*STORED ROWS*
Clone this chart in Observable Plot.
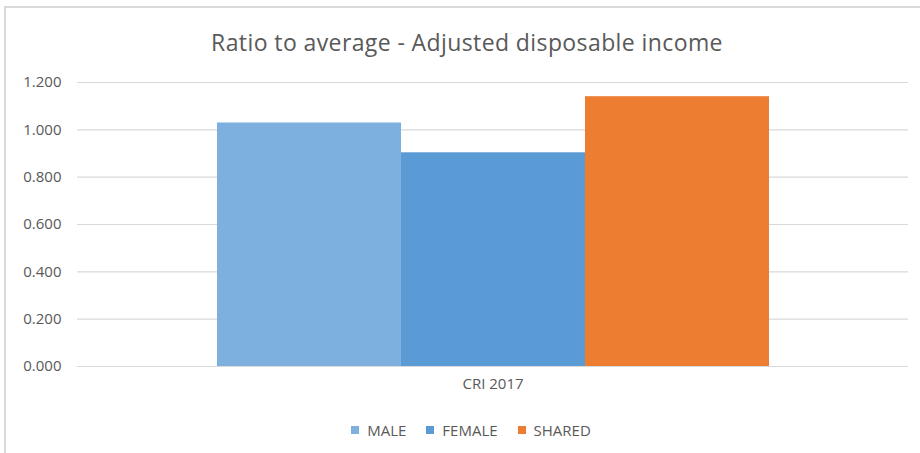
<!DOCTYPE html>
<html><head><meta charset="utf-8">
<script src="https://cdn.jsdelivr.net/npm/d3@7"></script>
<script src="https://cdn.jsdelivr.net/npm/@observablehq/plot@0.6"></script>
<style>
body{margin:0;background:#fff;font-family:"Open Sans",sans-serif;}
#frame{position:absolute;left:4px;top:6px;width:940px;height:480px;border:2px solid #d9d9d9;box-sizing:border-box;}
#title{position:absolute;left:4px;width:926px;top:26px;text-align:center;font-size:23px;letter-spacing:0.4px;line-height:32px;color:#595959;}
#chart{position:absolute;left:0;top:60px;}
#legend{position:absolute;left:4px;width:934px;top:419px;display:flex;justify-content:center;gap:20px;font-size:15px;line-height:22px;color:#595959;}
.item{display:flex;align-items:center;gap:8px;}
.sw{width:8px;height:8px;display:inline-block;}
</style></head>
<body>
<div id="frame"></div>
<div id="title">Ratio to average - Adjusted disposable income</div>
<div id="chart"></div>
<div id="legend"></div>
<script>
const categories = ["CRI 2017"];
const series = ["MALE", "FEMALE", "SHARED"];
const values = [1.029, 0.903, 1.140];
const colors = ["#7EB0DF", "#5B9BD5", "#ED7D31"];
const yTicks = [0, 0.2, 0.4, 0.6, 0.8, 1.0, 1.2];

const data = series.map((s, i) => ({cat: categories[0], series: s, value: values[i]}));

const chart = Plot.plot({
  width: 920, height: 340,
  marginLeft: 77, marginRight: 12, marginTop: 22, marginBottom: 34,
  style: {fontFamily: "Open Sans", fontSize: "15px", color: "#595959", background: "transparent"},
  fx: {domain: categories, padding: 0, label: null, axis: "bottom", tickSize: 0, tickPadding: 12},
  x: {domain: series, paddingInner: 0, paddingOuter: 0.75, axis: null},
  y: {domain: [0, 1.2], ticks: yTicks, tickFormat: d3.format(".3f"), label: null, tickSize: 0, tickPadding: 16},
  color: {domain: series, range: colors},
  marks: [
    Plot.ruleY(yTicks, {stroke: "#d9d9d9", strokeWidth: 1.2}),
    Plot.barY(data, {fx: "cat", x: "series", y: "value", fill: "series"})
  ]
});
document.getElementById("chart").appendChild(chart);

const legend = document.getElementById("legend");
series.forEach((s, i) => {
  const it = document.createElement("div");
  it.className = "item";
  const sw = document.createElement("span");
  sw.className = "sw";
  sw.style.background = colors[i];
  const t = document.createElement("span");
  t.textContent = s;
  it.appendChild(sw); it.appendChild(t);
  legend.appendChild(it);
});
</script>
</body></html>
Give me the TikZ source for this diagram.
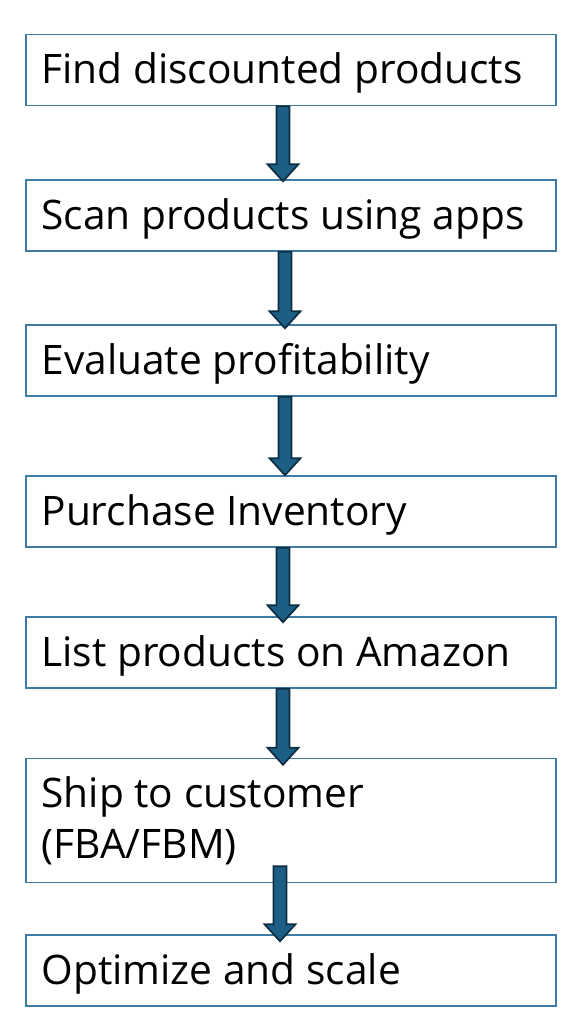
\documentclass[tikz,border=0pt]{standalone}
\usepackage{fontspec}
\setmainfont{Open Sans}
\usetikzlibrary{calc}
\definecolor{boxblue}{HTML}{3F7BA4}
\definecolor{arrfill}{HTML}{1D5F84}
\definecolor{arrline}{HTML}{0D2E42}
\tikzset{
  stepbox/.style={draw=boxblue, line width=1.1pt, fill=white, minimum width=397.5pt, minimum height=53.25pt, inner sep=0pt},
  steptext/.style={anchor=base west, inner sep=0pt, align=left, font=\fontsize{30.5pt}{38pt}\selectfont},
  blockarrow/.style={fill=arrfill, draw=arrline, line width=1.3pt, line join=miter}
}
\newcommand\flowarrow[2]{%
  \path[blockarrow] let \p1=(#1), \p2=(#2) in
    (\x1-4.9pt,\y1) -- (\x1-4.9pt,\y2+12.75pt) -- (\x1-11.6pt,\y2+12.75pt) -- (\x1,\y2)
    -- (\x1+11.6pt,\y2+12.75pt) -- (\x1+4.9pt,\y2+12.75pt) -- (\x1+4.9pt,\y1) -- cycle;}
\begin{document}
\begin{tikzpicture}[x=0.75pt,y=-0.75pt]
\useasboundingbox (0,0) rectangle (579,1024);
% boxes
\node[stepbox] (b1) at (291,70) {};
\node[stepbox] (b2) at (291,215.5) {};
\node[stepbox] (b3) at (291,360.5) {};
\node[stepbox] (b4) at (291,511.5) {};
\node[stepbox] (b5) at (291,652.5) {};
\node[stepbox, minimum height=93pt] (b6) at (291,820.5) {};
\node[stepbox] (b7) at (291,970.5) {};
% texts
\node[steptext] (t1) at ($(b1.west)+(16,13.5)$) {Find discounted products};
\node[steptext] (t2) at ($(b2.west)+(16,13.5)$) {Scan products using apps};
\node[steptext] (t3) at ($(b3.west)+(16,13.5)$) {Evaluate profitability};
\node[steptext] (t4) at ($(b4.west)+(16,13.5)$) {Purchase Inventory};
\node[steptext] (t5) at ($(b5.west)+(16,13.5)$) {List products on Amazon};
\node[steptext] (t6) at ($(b6.west)+(16,38)$) {Ship to customer\\(FBA/FBM)};
\node[steptext] (t7) at ($(b7.west)+(16,13.5)$) {Optimize and scale};
% arrow end points
\coordinate (a1s) at ($(b1.south)+(-8,0)$);
\coordinate (a1e) at ($(b2.north)+(-8,2)$);
\coordinate (a2s) at ($(b2.south)+(-6,0)$);
\coordinate (a2e) at ($(b3.north)+(-6,4)$);
\coordinate (a3s) at ($(b3.south)+(-6,0)$);
\coordinate (a3e) at ($(b4.north)+(-6,0)$);
\coordinate (a4s) at ($(b4.south)+(-8,0)$);
\coordinate (a4e) at ($(b5.north)+(-8,6)$);
\coordinate (a5s) at ($(b5.south)+(-8,0)$);
\coordinate (a5e) at ($(b6.north)+(-8,7)$);
\coordinate (a6s) at ($(b6.south)+(-11,-17)$);
\coordinate (a6e) at ($(b7.north)+(-11,7)$);
% arrows
\flowarrow{a1s}{a1e}
\flowarrow{a2s}{a2e}
\flowarrow{a3s}{a3e}
\flowarrow{a4s}{a4e}
\flowarrow{a5s}{a5e}
\flowarrow{a6s}{a6e}
\end{tikzpicture}
\end{document}
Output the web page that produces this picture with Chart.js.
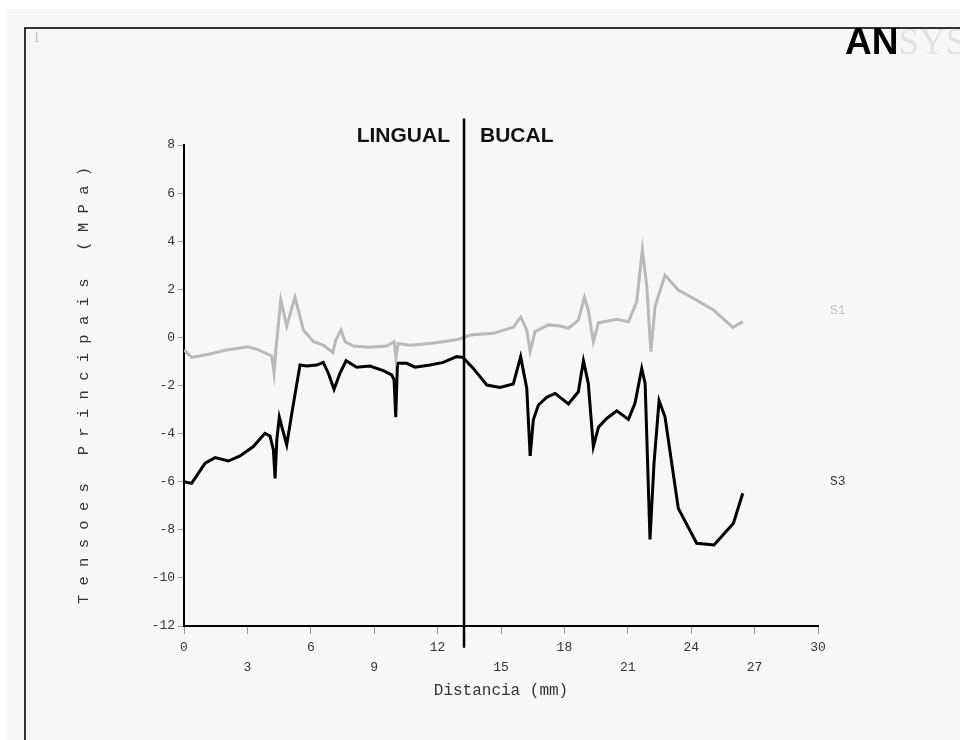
<!DOCTYPE html>
<html>
<head>
<meta charset="utf-8">
<script src="https://cdn.jsdelivr.net/npm/chart.js@4.4.1/dist/chart.umd.min.js"></script>
<style>
  html, body { margin: 0; padding: 0; width: 960px; height: 740px; overflow: hidden; background: #fff; }
  #panel { position: absolute; left: 7px; top: 9px; right: 0; bottom: 0; background: #f7f7f7; }
  #frame { position: absolute; left: 24px; top: 27px; right: -4px; bottom: -4px;
           border-left: 2px solid #333; border-top: 2px solid #333; }
  #wrap { position: absolute; left: 0; top: 0; width: 960px; height: 740px; }
  .lbl { position: absolute; white-space: nowrap; }
  #winNum { left: 33px; top: 31px; font: 14px/14px 'Liberation Serif', serif; color: #bdbdbd; }
  #logo { left: 845px; top: 22px; font: bold 37px/40px 'Liberation Sans', sans-serif; color: #000; }
  #logo span { font-weight: normal; font-family: 'Liberation Serif', serif; color: #e2e2e2; }
  .side { font: bold 21px/21px 'Liberation Sans', sans-serif; color: #111; top: 124px; }
  .serie { font: 13px/13px 'Liberation Mono', monospace; left: 830px; }
</style>
</head>
<body>
<div id="panel"></div>
<div id="frame"></div>
<div id="wrap"><canvas id="c" width="960" height="740"></canvas></div>
<div class="lbl" id="winNum">1</div>
<div class="lbl" id="logo">AN<span>SYS</span></div>
<div class="lbl side" id="lingual">LINGUAL</div>
<div class="lbl side" id="bucal">BUCAL</div>
<div class="lbl serie" id="s1lab" style="top:304px;color:#c4c4c4;">S1</div>
<div class="lbl serie" id="s3lab" style="top:475px;color:#333;">S3</div>
<script>
// Distance along the section (mm) and principal stresses (MPa)
const s1Dist = [0, 0.36, 1.23, 2.02, 3.04, 3.52, 4.15, 4.26, 4.36, 4.58, 4.86, 5.25, 5.65, 6.12, 6.59,
  7.04, 7.18, 7.43, 7.62, 8.01, 8.8, 9.59, 9.94, 10.03, 10.13, 10.7, 11.64, 12.59, 13.1, 13.54,
  14.64, 15.58, 15.93, 16.22, 16.38, 16.61, 17.24, 17.8, 18.19, 18.66, 18.95, 19.13, 19.37, 19.61,
  20.48, 21.03, 21.42, 21.69, 21.9, 22.09, 22.29, 22.76, 23.39, 24.1, 25.05, 25.97, 26.44];
const s1Vals = [-0.52, -0.83, -0.69, -0.52, -0.39, -0.52, -0.77, -1.49, -0.39, 1.56, 0.47, 1.67, 0.31, -0.18, -0.32,
  -0.63, -0.11, 0.31, -0.18, -0.36, -0.41, -0.36, -0.18, -0.87, -0.25, -0.33, -0.25, -0.14, -0.05, 0.1,
  0.17, 0.42, 0.84, 0.31, -0.59, 0.24, 0.52, 0.47, 0.38, 0.72, 1.67, 1.14, -0.18, 0.61,
  0.75, 0.65, 1.48, 3.66, 2.11, -0.59, 1.28, 2.59, 1.97, 1.63, 1.14, 0.42, 0.65];

const s3Dist = [0, 0.36, 1.0, 1.47, 2.1, 2.65, 3.28, 3.83, 4.07, 4.23, 4.31, 4.39, 4.51, 4.67, 4.86,
  5.1, 5.49, 5.81, 6.28, 6.59, 6.83, 7.1, 7.38, 7.67, 8.17, 8.8, 9.43, 9.83, 9.94, 10.02, 10.1,
  10.54, 10.93, 11.64, 12.27, 12.9, 13.2, 13.69, 14.33, 14.95, 15.58, 15.93, 16.22, 16.38, 16.53,
  16.77, 17.16, 17.56, 18.19, 18.66, 18.9, 19.13, 19.37, 19.61, 20.0, 20.48, 21.03, 21.34, 21.66,
  21.82, 22.05, 22.24, 22.48, 22.76, 23.39, 24.26, 25.08, 26.0, 26.44];
const s3Vals = [-6.0, -6.07, -5.23, -5.0, -5.14, -4.93, -4.54, -3.99, -4.1, -4.68, -5.86, -4.27, -3.32, -3.85, -4.47,
  -3.16, -1.15, -1.19, -1.15, -1.04, -1.49, -2.16, -1.49, -0.97, -1.24, -1.19, -1.38, -1.56, -1.77, -3.32, -1.08,
  -1.08, -1.24, -1.15, -1.04, -0.8, -0.83, -1.29, -1.98, -2.08, -1.94, -0.8, -2.12, -4.93, -3.43,
  -2.81, -2.49, -2.33, -2.77, -2.26, -0.97, -1.91, -4.54, -3.74, -3.37, -3.05, -3.41, -2.74, -1.29,
  -1.91, -8.4, -5.24, -2.63, -3.3, -7.11, -8.56, -8.63, -7.73, -6.48];

// Axis ranges and the lingual / buccal boundary
const xTicks = { min: 0, max: 30, step: 3 };
const yTicks = { min: -12, max: 8, step: 2 };
const dividerAt = 13.25;
const dividerSpan = [9.1, -12.9];

const toPoints = (xs, ys) => xs.map((d, i) => ({ x: d, y: ys[i] }));

const dividerPlugin = {
  id: 'divider',
  afterDatasetsDraw(chart) {
    const { ctx, scales } = chart;
    const px = scales.x.getPixelForValue(dividerAt);
    ctx.save();
    ctx.strokeStyle = '#000';
    ctx.lineWidth = 2.5;
    ctx.beginPath();
    ctx.moveTo(px, scales.y.getPixelForValue(dividerSpan[0]));
    ctx.lineTo(px, scales.y.getPixelForValue(dividerSpan[1]));
    ctx.stroke();
    ctx.restore();
  }
};

const monoFont = "'Liberation Mono', monospace";

const chart = new Chart(document.getElementById('c'), {
  type: 'line',
  data: {
    datasets: [
      { label: 'S1', data: toPoints(s1Dist, s1Vals), borderColor: '#b9b9b9', borderWidth: 3,
        pointRadius: 0, tension: 0, fill: false },
      { label: 'S3', data: toPoints(s3Dist, s3Vals), borderColor: '#000', borderWidth: 3,
        pointRadius: 0, tension: 0, fill: false }
    ]
  },
  options: {
    responsive: false,
    animation: false,
    devicePixelRatio: 1,
    layout: { padding: { left: 70, top: 145, right: 142, bottom: 34 } },
    plugins: { legend: { display: false }, tooltip: { enabled: false } },
    scales: {
      x: {
        type: 'linear',
        min: xTicks.min, max: xTicks.max,
        afterFit(s) { s.height = 80; },
        ticks: {
          stepSize: xTicks.step, autoSkip: false, maxRotation: 0, padding: 4, color: '#333',
          font: { family: monoFont, size: 13, lineHeight: 1.54 },
          callback(v, i) { return i % 2 === 0 ? String(v) : ['', String(v)]; }
        },
        grid: { drawOnChartArea: false, drawTicks: true, tickLength: 8, color: '#999' },
        border: { color: '#000', width: 2 },
        title: { display: true, text: 'Distancia (mm)', color: '#333',
                 font: { family: monoFont, size: 16 }, padding: { top: 0, bottom: 6 } }
      },
      y: {
        min: yTicks.min, max: yTicks.max,
        afterFit(s) { s.width = 114; },
        ticks: { stepSize: yTicks.step, padding: 3, color: '#333',
                 font: { family: monoFont, size: 13 } },
        grid: { drawOnChartArea: false, drawTicks: true, tickLength: 6, color: '#999' },
        border: { color: '#000', width: 2 },
        title: { display: true, text: 'Tensoes Principais (MPa)'.split('').join(' '), color: '#333',
                 font: { family: monoFont, size: 15.5 }, padding: { top: 5 } }
      }
    }
  },
  plugins: [dividerPlugin]
});

// Place the side labels on either side of the boundary line
const divPx = chart.scales.x.getPixelForValue(dividerAt);
document.getElementById('lingual').style.right = (960 - divPx + 14) + 'px';
document.getElementById('bucal').style.left = (divPx + 16) + 'px';
</script>
</body>
</html>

*PROBLEM TO WORK ON*
Print, exactly as written, the lines above from the first one to the one containing "const yTicks = [0, 0.2, 0.4, 0.6, 0.8, 1.0, 1.2];". Leave out pictures.

*COMPLETED TASK*
Clone this chart in Observable Plot.
<!DOCTYPE html>
<html><head><meta charset="utf-8">
<script src="https://cdn.jsdelivr.net/npm/d3@7"></script>
<script src="https://cdn.jsdelivr.net/npm/@observablehq/plot@0.6"></script>
<style>
body{margin:0;background:#fff;font-family:"Open Sans",sans-serif;}
#frame{position:absolute;left:4px;top:6px;width:940px;height:480px;border:2px solid #d9d9d9;box-sizing:border-box;}
#title{position:absolute;left:4px;width:926px;top:26px;text-align:center;font-size:23px;letter-spacing:0.4px;line-height:32px;color:#595959;}
#chart{position:absolute;left:0;top:60px;}
#legend{position:absolute;left:4px;width:934px;top:419px;display:flex;justify-content:center;gap:20px;font-size:15px;line-height:22px;color:#595959;}
.item{display:flex;align-items:center;gap:8px;}
.sw{width:8px;height:8px;display:inline-block;}
</style></head>
<body>
<div id="frame"></div>
<div id="title">Ratio to average - Adjusted disposable income</div>
<div id="chart"></div>
<div id="legend"></div>
<script>
const categories = ["CRI 2017"];
const series = ["MALE", "FEMALE", "SHARED"];
const values = [1.029, 0.903, 1.140];
const colors = ["#7EB0DF", "#5B9BD5", "#ED7D31"];
const yTicks = [0, 0.2, 0.4, 0.6, 0.8, 1.0, 1.2];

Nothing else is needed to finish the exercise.